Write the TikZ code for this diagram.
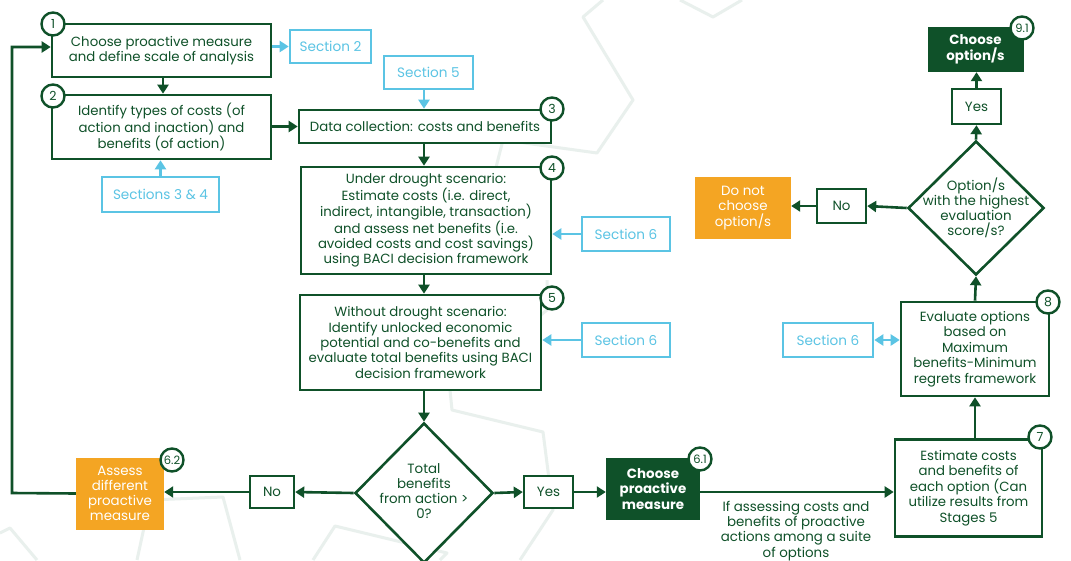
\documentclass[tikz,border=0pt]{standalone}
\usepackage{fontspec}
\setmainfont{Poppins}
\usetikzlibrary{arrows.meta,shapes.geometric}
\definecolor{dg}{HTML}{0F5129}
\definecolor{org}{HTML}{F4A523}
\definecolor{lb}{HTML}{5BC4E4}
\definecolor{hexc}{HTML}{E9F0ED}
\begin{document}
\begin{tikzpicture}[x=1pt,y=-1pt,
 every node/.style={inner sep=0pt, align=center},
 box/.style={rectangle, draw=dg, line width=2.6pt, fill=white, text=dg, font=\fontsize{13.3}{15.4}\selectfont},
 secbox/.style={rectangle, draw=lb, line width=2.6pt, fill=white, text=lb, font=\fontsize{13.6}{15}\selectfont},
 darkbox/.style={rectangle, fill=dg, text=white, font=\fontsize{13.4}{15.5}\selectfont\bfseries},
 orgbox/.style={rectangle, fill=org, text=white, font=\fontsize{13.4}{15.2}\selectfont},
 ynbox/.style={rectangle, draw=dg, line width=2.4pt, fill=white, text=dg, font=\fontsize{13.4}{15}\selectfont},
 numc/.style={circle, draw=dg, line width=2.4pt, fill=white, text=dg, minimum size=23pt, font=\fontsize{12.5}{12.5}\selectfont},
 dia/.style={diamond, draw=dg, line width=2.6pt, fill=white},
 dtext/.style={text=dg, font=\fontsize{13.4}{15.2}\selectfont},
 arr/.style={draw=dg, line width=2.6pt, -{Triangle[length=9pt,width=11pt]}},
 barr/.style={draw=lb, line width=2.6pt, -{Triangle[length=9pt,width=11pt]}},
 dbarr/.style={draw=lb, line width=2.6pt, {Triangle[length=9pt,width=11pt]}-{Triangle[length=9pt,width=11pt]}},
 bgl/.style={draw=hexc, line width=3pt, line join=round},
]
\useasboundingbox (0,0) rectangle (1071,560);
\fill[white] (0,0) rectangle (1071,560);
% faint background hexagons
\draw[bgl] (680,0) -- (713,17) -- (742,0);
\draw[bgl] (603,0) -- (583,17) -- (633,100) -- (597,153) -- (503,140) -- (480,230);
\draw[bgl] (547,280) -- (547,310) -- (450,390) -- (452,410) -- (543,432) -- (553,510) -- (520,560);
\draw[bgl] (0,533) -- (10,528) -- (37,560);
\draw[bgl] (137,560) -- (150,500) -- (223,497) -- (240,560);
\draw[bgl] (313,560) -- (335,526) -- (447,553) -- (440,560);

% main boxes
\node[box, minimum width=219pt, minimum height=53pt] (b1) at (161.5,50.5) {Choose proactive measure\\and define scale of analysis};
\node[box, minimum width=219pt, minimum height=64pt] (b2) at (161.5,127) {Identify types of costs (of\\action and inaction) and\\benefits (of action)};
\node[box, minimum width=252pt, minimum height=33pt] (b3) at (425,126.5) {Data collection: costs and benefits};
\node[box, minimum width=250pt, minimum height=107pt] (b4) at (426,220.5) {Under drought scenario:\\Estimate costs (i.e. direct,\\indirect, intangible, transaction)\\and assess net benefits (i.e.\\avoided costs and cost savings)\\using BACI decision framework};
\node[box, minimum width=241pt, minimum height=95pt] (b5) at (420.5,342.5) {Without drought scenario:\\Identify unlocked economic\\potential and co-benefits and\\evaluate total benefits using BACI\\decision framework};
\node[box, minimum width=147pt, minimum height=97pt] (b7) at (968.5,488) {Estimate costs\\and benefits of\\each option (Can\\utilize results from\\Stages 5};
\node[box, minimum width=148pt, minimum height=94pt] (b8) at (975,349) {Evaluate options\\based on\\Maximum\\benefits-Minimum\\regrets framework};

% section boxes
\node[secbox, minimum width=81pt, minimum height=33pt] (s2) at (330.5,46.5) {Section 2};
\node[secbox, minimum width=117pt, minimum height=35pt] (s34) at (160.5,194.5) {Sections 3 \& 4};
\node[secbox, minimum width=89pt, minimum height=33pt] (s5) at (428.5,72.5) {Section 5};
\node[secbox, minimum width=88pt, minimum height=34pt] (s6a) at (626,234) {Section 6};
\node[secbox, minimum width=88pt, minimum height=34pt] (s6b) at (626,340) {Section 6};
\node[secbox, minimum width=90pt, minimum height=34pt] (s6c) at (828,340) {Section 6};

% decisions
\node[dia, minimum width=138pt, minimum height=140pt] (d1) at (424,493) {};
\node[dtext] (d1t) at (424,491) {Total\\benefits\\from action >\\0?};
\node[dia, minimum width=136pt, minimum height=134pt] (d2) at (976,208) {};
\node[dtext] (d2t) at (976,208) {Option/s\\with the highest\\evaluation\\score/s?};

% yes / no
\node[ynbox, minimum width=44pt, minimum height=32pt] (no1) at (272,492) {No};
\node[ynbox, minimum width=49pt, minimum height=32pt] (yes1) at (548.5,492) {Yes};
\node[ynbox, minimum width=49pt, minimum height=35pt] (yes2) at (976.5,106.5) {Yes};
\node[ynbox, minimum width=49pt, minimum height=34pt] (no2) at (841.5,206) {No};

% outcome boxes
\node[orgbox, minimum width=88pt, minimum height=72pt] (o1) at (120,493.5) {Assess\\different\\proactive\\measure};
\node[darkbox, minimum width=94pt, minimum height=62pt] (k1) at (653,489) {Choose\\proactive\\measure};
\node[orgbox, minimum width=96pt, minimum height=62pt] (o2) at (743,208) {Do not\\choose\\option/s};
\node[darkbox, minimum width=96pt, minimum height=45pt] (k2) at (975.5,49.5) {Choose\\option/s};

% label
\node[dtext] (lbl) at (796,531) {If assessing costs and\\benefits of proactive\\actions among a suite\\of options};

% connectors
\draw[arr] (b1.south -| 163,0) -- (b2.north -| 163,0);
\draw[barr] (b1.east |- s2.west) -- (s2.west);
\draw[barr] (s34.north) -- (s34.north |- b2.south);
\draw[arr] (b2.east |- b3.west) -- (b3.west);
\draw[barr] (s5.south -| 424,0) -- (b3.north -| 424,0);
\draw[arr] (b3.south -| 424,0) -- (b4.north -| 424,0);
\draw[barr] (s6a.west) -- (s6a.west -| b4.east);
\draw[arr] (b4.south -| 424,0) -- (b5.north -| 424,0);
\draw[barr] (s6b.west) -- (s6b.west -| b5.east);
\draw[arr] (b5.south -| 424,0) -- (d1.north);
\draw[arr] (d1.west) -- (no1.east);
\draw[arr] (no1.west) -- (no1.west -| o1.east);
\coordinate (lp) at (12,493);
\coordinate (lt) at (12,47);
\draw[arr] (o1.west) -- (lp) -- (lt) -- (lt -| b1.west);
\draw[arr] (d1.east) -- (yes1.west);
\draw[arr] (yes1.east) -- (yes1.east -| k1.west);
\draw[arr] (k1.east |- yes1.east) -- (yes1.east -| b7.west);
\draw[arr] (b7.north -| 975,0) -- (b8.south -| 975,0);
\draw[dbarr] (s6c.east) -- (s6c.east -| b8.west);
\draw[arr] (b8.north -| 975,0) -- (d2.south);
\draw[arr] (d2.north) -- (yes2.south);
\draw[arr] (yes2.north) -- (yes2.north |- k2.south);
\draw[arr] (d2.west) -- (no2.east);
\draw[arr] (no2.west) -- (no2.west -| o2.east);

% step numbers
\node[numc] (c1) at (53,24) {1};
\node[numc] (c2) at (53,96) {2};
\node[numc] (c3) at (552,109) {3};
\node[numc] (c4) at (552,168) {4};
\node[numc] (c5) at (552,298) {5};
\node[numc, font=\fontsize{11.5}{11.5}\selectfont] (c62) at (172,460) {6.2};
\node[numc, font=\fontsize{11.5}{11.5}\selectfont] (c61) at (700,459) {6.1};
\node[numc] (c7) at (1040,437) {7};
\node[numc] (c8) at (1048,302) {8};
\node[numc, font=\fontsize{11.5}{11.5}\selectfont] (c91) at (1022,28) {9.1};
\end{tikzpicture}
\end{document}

========

**Directive**
Write down every line from the opening of the listing to the line with "(447,553) -- (440,560);", both included, and nothing else; the pictures are omitted.

**Task answer**
Write the TikZ code for this diagram.
\documentclass[tikz,border=0pt]{standalone}
\usepackage{fontspec}
\setmainfont{Poppins}
\usetikzlibrary{arrows.meta,shapes.geometric}
\definecolor{dg}{HTML}{0F5129}
\definecolor{org}{HTML}{F4A523}
\definecolor{lb}{HTML}{5BC4E4}
\definecolor{hexc}{HTML}{E9F0ED}
\begin{document}
\begin{tikzpicture}[x=1pt,y=-1pt,
 every node/.style={inner sep=0pt, align=center},
 box/.style={rectangle, draw=dg, line width=2.6pt, fill=white, text=dg, font=\fontsize{13.3}{15.4}\selectfont},
 secbox/.style={rectangle, draw=lb, line width=2.6pt, fill=white, text=lb, font=\fontsize{13.6}{15}\selectfont},
 darkbox/.style={rectangle, fill=dg, text=white, font=\fontsize{13.4}{15.5}\selectfont\bfseries},
 orgbox/.style={rectangle, fill=org, text=white, font=\fontsize{13.4}{15.2}\selectfont},
 ynbox/.style={rectangle, draw=dg, line width=2.4pt, fill=white, text=dg, font=\fontsize{13.4}{15}\selectfont},
 numc/.style={circle, draw=dg, line width=2.4pt, fill=white, text=dg, minimum size=23pt, font=\fontsize{12.5}{12.5}\selectfont},
 dia/.style={diamond, draw=dg, line width=2.6pt, fill=white},
 dtext/.style={text=dg, font=\fontsize{13.4}{15.2}\selectfont},
 arr/.style={draw=dg, line width=2.6pt, -{Triangle[length=9pt,width=11pt]}},
 barr/.style={draw=lb, line width=2.6pt, -{Triangle[length=9pt,width=11pt]}},
 dbarr/.style={draw=lb, line width=2.6pt, {Triangle[length=9pt,width=11pt]}-{Triangle[length=9pt,width=11pt]}},
 bgl/.style={draw=hexc, line width=3pt, line join=round},
]
\useasboundingbox (0,0) rectangle (1071,560);
\fill[white] (0,0) rectangle (1071,560);
% faint background hexagons
\draw[bgl] (680,0) -- (713,17) -- (742,0);
\draw[bgl] (603,0) -- (583,17) -- (633,100) -- (597,153) -- (503,140) -- (480,230);
\draw[bgl] (547,280) -- (547,310) -- (450,390) -- (452,410) -- (543,432) -- (553,510) -- (520,560);
\draw[bgl] (0,533) -- (10,528) -- (37,560);
\draw[bgl] (137,560) -- (150,500) -- (223,497) -- (240,560);
\draw[bgl] (313,560) -- (335,526) -- (447,553) -- (440,560);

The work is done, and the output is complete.